Человек с копной искрящихся белых волос, кривящий губы в презрительной ухмылке, облаченный в нечто мрачно-ярко-ало-кожаное под демонстративно строгим сюртуком. То ли Дориан Грей, то ли девушка из хорошей семьи, пошедшая неверной дорогой — андрогин, грациозно склоненный над кокаиновыми узорами. Породисто тоскующий классик когда-то новой волны британских независимых, ныне живущий в американской глуши, из которой иногда выбирается, чтобы потусоваться с монстрами японского художественного авангарда. Это Дэвид Сильвиан: 18 апреля он приедет в Петербург и сыграет в ТЮЗе почти камерный, тихий, задыхающийся от сдерживаемого драйва концерт.
То, что Сильвиан был (и, пожалуй, остался) поклонником Дэвида Боуи, вытекает хотя бы из его имени: в действительности это псевдонимом, заимствованный из Drive in Saturday, знаменитой песни законодателя глэм-рока. Этот самый глэм и был страстью Дэвида Бэтта (Сильвиана на сцене) в семидесятые годы, прошедшие в тщетном стремлении не походить на Брайана Ферри из Roxy Music — уж очень похожи голоса. Сильвиан долго оспаривал лидерство в группе Japan у менее харизматичных, но напористых коллег и в конечном счете проморгал группу, заполучив бразды правления к самому ее распаду. Между тем ныне очевидно, что без таких альбомов, как Quiet Life (1979) или Tin Drum (1981), глэм-рок умер бы гораздо раньше, да и остался бы при этом заметно примитивнее.

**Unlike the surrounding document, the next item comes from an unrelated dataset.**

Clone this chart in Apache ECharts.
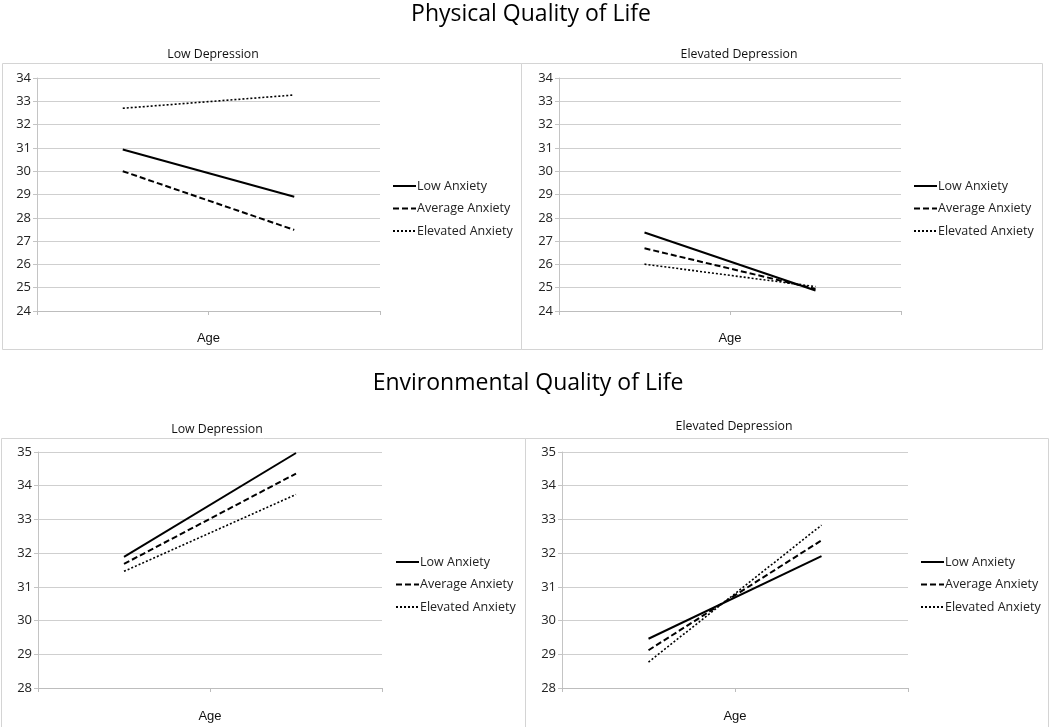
<!DOCTYPE html>
<html>
<head>
<meta charset="utf-8">
<script src="https://cdn.jsdelivr.net/npm/echarts@6/dist/echarts.min.js"></script>
<style>
html,body{margin:0;padding:0;background:#fff;}
#chart{width:1050px;height:727px;}
</style>
</head>
<body>
<div id="chart"></div>
<script>
// ---- data ----
const mainTitles = ['Physical Quality of Life', 'Environmental Quality of Life'];
const panelTitles = ['Low Depression', 'Elevated Depression', 'Low Depression', 'Elevated Depression'];
const categories = ['Younger', 'Older'];
const axisName = 'Age';
const seriesNames = ['Low Anxiety', 'Average Anxiety', 'Elevated Anxiety'];

// Physical QoL, Low Depression
const physLowLow = [30.93, 28.9];
const physLowAvg = [30.0, 27.48];
const physLowElev = [32.7, 33.27];
// Physical QoL, Elevated Depression
const physElevLow = [27.37, 24.88];
const physElevAvg = [26.69, 24.95];
const physElevElev = [26.01, 25.05];
// Environmental QoL, Low Depression
const envLowLow = [31.89, 34.97];
const envLowAvg = [31.68, 34.36];
const envLowElev = [31.46, 33.74];
// Environmental QoL, Elevated Depression
const envElevLow = [29.46, 31.91];
const envElevAvg = [29.12, 32.38];
const envElevElev = [28.77, 32.83];

const yRangeTop = [24, 34];
const yRangeBottom = [28, 35];

// ---- layout ----
const grids = [
  {left: 37, top: 78, width: 343, height: 233},
  {left: 559, top: 78, width: 342, height: 233},
  {left: 38, top: 452, width: 344, height: 236},
  {left: 562, top: 452, width: 346, height: 236}
];
const panelData = [
  [physLowLow, physLowAvg, physLowElev],
  [physElevLow, physElevAvg, physElevElev],
  [envLowLow, envLowAvg, envLowElev],
  [envElevLow, envElevAvg, envElevElev]
];
const lineStyles = [
  {type: 'solid', width: 2},
  {type: [6, 3], width: 2},
  {type: [2, 2], width: 1.6}
];
const legendPos = [
  {left: 392, top: 179},
  {left: 913, top: 179},
  {left: 395, top: 555},
  {left: 920, top: 555}
];
const subTitlePos = [[213, 54], [739, 54], [217, 429], [734, 426]];

const font = '"Open Sans", "Noto Sans", sans-serif';

const xAxes = [], yAxes = [], series = [], legends = [];
grids.forEach((g, i) => {
  xAxes.push({
    type: 'category', gridIndex: i, data: categories, boundaryGap: true,
    axisLine: {show: true, lineStyle: {color: '#bdbdbd', width: 1}},
    axisTick: {show: true, length: 4, lineStyle: {color: '#bdbdbd'}},
    axisLabel: {show: false},
    name: axisName, nameLocation: 'middle', nameGap: i < 2 ? 21 : 22,
    nameTextStyle: {fontFamily: '"Liberation Sans", Arial, sans-serif', fontSize: 13, color: '#111'}
  });
  const r = i < 2 ? yRangeTop : yRangeBottom;
  yAxes.push({
    type: 'value', gridIndex: i, min: r[0], max: r[1], interval: 1,
    axisLine: {show: true, lineStyle: {color: '#c4c4c4', width: 1}},
    axisTick: {show: true, length: 4, lineStyle: {color: '#c4c4c4'}},
    splitLine: {show: true, lineStyle: {color: '#cfcfcf', width: 1}},
    axisLabel: {fontFamily: font, fontSize: 13, color: '#222', margin: 6}
  });
  seriesNames.forEach((name, k) => {
    series.push({
      type: 'line', name: name, xAxisIndex: i, yAxisIndex: i,
      data: panelData[i][k], symbol: 'none', showSymbol: false, silent: true,
      lineStyle: Object.assign({color: '#000'}, lineStyles[k]),
      itemStyle: {color: '#000'},
      animation: false
    });
  });
  legends.push({
    orient: 'vertical', left: legendPos[i].left, top: legendPos[i].top,
    padding: 0,
    data: seriesNames, itemWidth: 23, itemHeight: 14, itemGap: 8.5,
    selectedMode: false,
    itemStyle: {opacity: 0, borderWidth: 0},
    textStyle: {fontFamily: font, fontSize: 12.5, color: '#222', padding: [0, 0, 0, -4], lineHeight: 14}
  });
});

const graphics = [];
// panel borders
[[2, 63, 519, 286], [521, 63, 521, 286], [1, 438, 524, 300], [525, 438, 523, 300]].forEach(b => {
  graphics.push({type: 'rect', shape: {x: b[0] + 0.5, y: b[1] + 0.5, width: b[2], height: b[3]},
    style: {fill: 'none', stroke: '#d4d4d4', lineWidth: 1}, silent: true, z: -1});
});
// main titles
graphics.push({type: 'text', x: 531, y: 14, style: {text: mainTitles[0], font: '23px ' + font, fill: '#000', align: 'center', verticalAlign: 'middle'}});
graphics.push({type: 'text', x: 528, y: 383, style: {text: mainTitles[1], font: '23px ' + font, fill: '#000', align: 'center', verticalAlign: 'middle'}});
panelTitles.forEach((t, i) => {
  graphics.push({type: 'text', x: subTitlePos[i][0], y: subTitlePos[i][1],
    style: {text: t, font: '12.3px ' + font, fill: '#111', align: 'center', verticalAlign: 'middle'}});
});

const chart = echarts.init(document.getElementById('chart'), null, {renderer: 'canvas'});
chart.setOption({
  animation: false,
  backgroundColor: '#fff',
  grid: grids,
  xAxis: xAxes,
  yAxis: yAxes,
  legend: legends,
  series: series,
  graphic: graphics
});
</script>
</body>
</html>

Несмотря на суету в группе и неустойчивость стиля, Сильвиан сумел найти и свою индивидуальную манеру, сотканную из отдельных общих мест. Нервный дрожащий вокал, звякающая гитара, а главное — выпуклые восточные мотивы, по молодости лет вульгарные, но с годами приобретшие дорогостоящий лоск. В пору говорить о магии имени: группа Japan и ее очарованный Востоком предводитель пользуются в Японии потрясающим успехом. Пожалуй, это единственный представитель новой волны, с которым японцы изменяют штурмовому британскому хард-року. Три сольных альбома, выпущенных Сильвианом в восьмидесятые годы, до сих пор остаются непревзойденным эпилогом к творчеству Japan. Обеспечив себе, казалось бы, пожизненную славу, Сильвиан сделал красивый жест — уехал в деревню воспитывать детей и лениво ковыряться в домашней студии с постпанком, разбавляя его эмбиентом, этникой и джазом. Иногда, впрочем, помогая в записи сольных альбомов не кому-нибудь, а Роберту Фриппу (King Crimson) или Холгеру Шукаю (Can).
Он вернулся в середине девяностых, чтобы рассказать о той вселенной, что удалось достроить в домашних условиях. Его последний альбом Blemish и — особенно — двойной сборник Everything and Nothing сплошь состоят из сбывшихся надежд на возрождение рок-н-ролла.